Why These Vulnerabilities Persist
If these weaknesses are well known, why do they continue to appear? Several factors contribute:
- Rapid digital transformation outpacing security governance
- Limited in-house security expertise
- Over-reliance on perimeter-based controls
- Security seen as a compliance exercise rather than an operational priority
Penetration testing does not create vulnerabilities — it reveals the reality of an organisation’s security posture at a point in time. The most mature organisations treat pen test results not as a report card, but as actionable intelligence for continuous improvement.
Moving Beyond the Report
A penetration test should never be the end of the conversation. It should initiate structured remediation, governance improvements and long-term security strategy refinement.

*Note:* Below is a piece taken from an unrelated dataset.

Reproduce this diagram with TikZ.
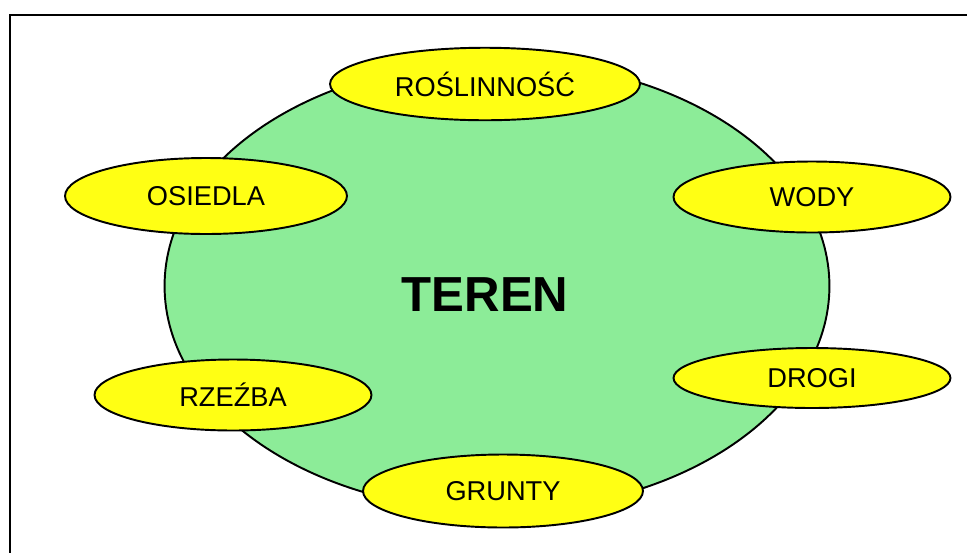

Australian businesses that consistently perform well in pen tests typically share common traits:
- Executive-level visibility into cyber risk
- Clearly defined ownership of remediation actions
- Ongoing vulnerability management programs
- Integrated security into development and cloud operations
- Regular reassessment cycles
Ultimately, the goal is not simply to “pass” a pen test — it is to build resilience against real-world adversaries.
Penetration testing across Australia continues to uncover many of the same vulnerabilities year after year
The good news is that most of these weaknesses are preventable with disciplined governance, strong identity controls, proactive patching and continuous monitoring. The organisations that thrive in today’s threat landscape are those that treat security as an evolving capability — not a one-off audit exercise.
If your next penetration test revealed uncomfortable truths, that’s not failure. It’s clarity. And clarity is the first step toward stronger, more resilient cyber security.